Cryptography super-group creates unbreakable encryption designed for mass marketIntroSilent Circle is the closest thing to a super-group in the cryptography universe, and for months it has just been sitting. The public wondered what monster figures like Phil Zimmerman, creator of PGP and the modern cryptographic world, or John Callas, inventor of Apple’s Whole Disk Encryption, could have up their sleeves. Teaming up with a number of Navy SEALs and other military professionals certainly added an element of intrigue, and an early call-encryption app was dismissed with little comment — they must have something juicier in the pipe.
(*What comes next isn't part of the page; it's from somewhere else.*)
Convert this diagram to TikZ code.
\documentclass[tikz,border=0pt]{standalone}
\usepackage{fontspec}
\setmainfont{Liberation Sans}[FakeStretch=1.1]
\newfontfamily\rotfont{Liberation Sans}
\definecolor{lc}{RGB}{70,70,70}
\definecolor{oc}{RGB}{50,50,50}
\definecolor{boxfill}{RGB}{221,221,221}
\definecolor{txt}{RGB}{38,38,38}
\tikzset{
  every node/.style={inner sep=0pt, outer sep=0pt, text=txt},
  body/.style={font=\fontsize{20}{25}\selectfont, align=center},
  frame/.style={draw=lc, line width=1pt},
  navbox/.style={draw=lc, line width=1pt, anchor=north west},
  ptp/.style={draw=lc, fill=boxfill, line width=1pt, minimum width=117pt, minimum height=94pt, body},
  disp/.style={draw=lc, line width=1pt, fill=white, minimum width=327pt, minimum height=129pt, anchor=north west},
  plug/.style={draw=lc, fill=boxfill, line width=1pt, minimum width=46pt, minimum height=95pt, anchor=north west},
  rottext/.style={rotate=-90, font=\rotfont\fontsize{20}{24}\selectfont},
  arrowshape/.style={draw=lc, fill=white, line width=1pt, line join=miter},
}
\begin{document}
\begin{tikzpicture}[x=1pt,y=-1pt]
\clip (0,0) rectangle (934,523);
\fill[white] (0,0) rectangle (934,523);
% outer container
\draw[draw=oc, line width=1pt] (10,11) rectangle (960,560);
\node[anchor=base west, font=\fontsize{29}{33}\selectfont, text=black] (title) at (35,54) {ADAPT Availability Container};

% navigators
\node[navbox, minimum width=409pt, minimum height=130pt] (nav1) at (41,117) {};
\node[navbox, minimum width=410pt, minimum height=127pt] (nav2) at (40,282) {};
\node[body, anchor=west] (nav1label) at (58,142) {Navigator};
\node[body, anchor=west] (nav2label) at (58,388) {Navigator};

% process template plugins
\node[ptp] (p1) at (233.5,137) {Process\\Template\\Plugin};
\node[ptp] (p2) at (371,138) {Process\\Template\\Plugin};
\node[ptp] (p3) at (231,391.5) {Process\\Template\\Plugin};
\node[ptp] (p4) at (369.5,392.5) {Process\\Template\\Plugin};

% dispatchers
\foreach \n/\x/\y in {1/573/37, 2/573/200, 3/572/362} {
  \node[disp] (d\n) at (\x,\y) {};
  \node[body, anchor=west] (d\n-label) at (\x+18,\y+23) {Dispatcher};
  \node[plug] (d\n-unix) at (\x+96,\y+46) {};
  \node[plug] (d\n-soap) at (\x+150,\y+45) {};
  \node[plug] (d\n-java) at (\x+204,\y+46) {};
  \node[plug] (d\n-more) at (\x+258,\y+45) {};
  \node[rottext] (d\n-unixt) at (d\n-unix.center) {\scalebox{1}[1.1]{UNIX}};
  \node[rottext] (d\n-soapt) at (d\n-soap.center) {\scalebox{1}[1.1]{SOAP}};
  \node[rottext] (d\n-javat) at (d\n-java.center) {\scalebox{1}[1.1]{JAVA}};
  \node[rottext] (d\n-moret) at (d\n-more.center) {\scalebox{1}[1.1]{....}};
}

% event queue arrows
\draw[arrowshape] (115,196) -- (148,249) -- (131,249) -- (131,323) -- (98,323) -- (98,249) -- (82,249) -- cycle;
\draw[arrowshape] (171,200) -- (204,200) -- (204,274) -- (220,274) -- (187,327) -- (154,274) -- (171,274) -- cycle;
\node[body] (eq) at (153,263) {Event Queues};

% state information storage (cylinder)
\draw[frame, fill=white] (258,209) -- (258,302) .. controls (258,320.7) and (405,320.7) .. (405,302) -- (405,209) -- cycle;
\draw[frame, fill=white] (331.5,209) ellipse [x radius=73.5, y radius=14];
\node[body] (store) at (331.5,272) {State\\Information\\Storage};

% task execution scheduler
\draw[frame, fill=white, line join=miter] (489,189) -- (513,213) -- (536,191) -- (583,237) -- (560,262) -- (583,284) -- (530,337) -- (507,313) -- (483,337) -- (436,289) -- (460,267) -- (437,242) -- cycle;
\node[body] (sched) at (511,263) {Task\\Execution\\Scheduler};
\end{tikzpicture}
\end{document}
Now, it turns out that the juice was actually quite simple: Silent Circle will offer a previously military-grade encryption service to the average smartphone user — and to the military itself, of course.
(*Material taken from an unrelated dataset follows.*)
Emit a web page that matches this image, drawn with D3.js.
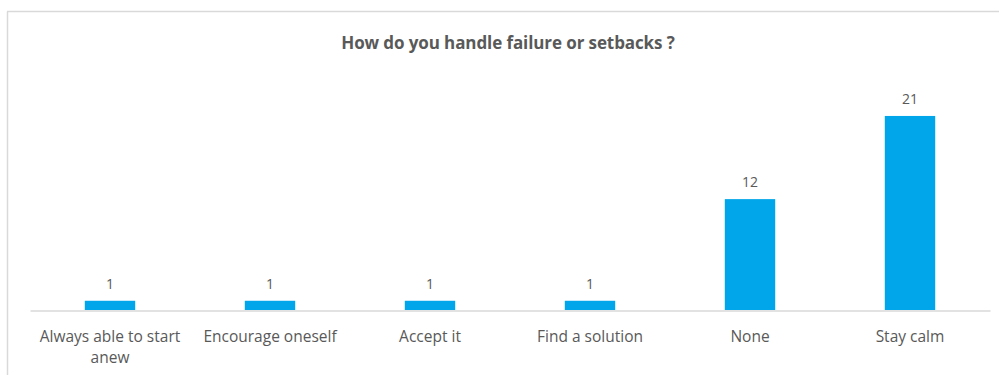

For an annual price of $20/month (closer to $30/month on their 3-month plan), users of the company’s Silent Phone app suite will be able to send and receive voice calls, text messages, pictures, video, and even provide video conferencing under the cloak of Zimmerman’s venerable workhorse, PGP encryption. CEO and former SEAL Mike Janke has been making the rounds claiming that the new smartphone app will revolutionize smartphone security, and he may be right.
The reality is that most of what they’re offering (certainly text, call, and email encryption) is available already, but the point Silent Circle seems intent on making is that usability is the key to use. The classic example of the ugly fire extinguisher which is hidden away in a back room and is thus useless in an emergency, seems salient here. Silent Phone is partially a technological breakthrough, but it is primarily an innovation in ease of use. Whereas before, total encryption of your phone required some fairly serious tinkering, and virtually always voiding the manufacturer’s warranty, the process here is as simple as installing an app (and paying a subscription fee).
Though it might seem like a simple deferral of the problem (“okay, so now my info is stored at some shady security firm, rather than on my own damn phone”), the company will have no access to encrypted files, as the keys are hosted only on your device and that of your counterpart. Once your communication is finished, the keys are deleted and new ones are generated next time. It’s interesting that, given the influx of military talent, Silent Circle has retained all of Zimmerman’s famous disdain for the government’s information security apparatus. The company promises not to bend to any government requests for information, and has in any case designed their system so as to make such disclosure impossible on their part. The most they could disclose is subscriber information. Whereas many encryption standards have “backdoors” built for use by legal authorities, Silent Phone professes to be your personal, impenetrable bulwark.
It’s not surprising that the company sees its role in such a politicized way, since several of its founding members have made careers out of “undermining national security” and “enabling criminal communication.” For their part, Silent Circle makes reference to leaks and whistle-blowing as important uses for encryption, as well as international activism. Janke claims that their encryption helped journalists send out video of Sudanese human right violations, and after the files had been sent, all trace was “burned” from the transmitting device. This means that it was deleted, then thrice overwritten with noise. No trace of the video was found by Sudanese authorities, and they were allowed to go about their business.
Currently, file transfers are capped at 60MB, a somewhat prohibitive number that is likely the result of PGP’s most notorious drawback: it’s really quite slow. That’s the primary reason an “encrypted internet” will require more than just hardware and usability advances. The algorithms themselves are beginning to lag behind, and for all Silent Circle’s talk about revolutionary routing algorithms, only time will tell if their servers are ready for the onslaught. Latency-free video calling is no trivial technical feat, and to handle potentially thousands of these calls simultaneously, all encrypted and streamed without interference from further storms of voice calls, emails, text messages, and regular old file transfers will be impressive, if achieved.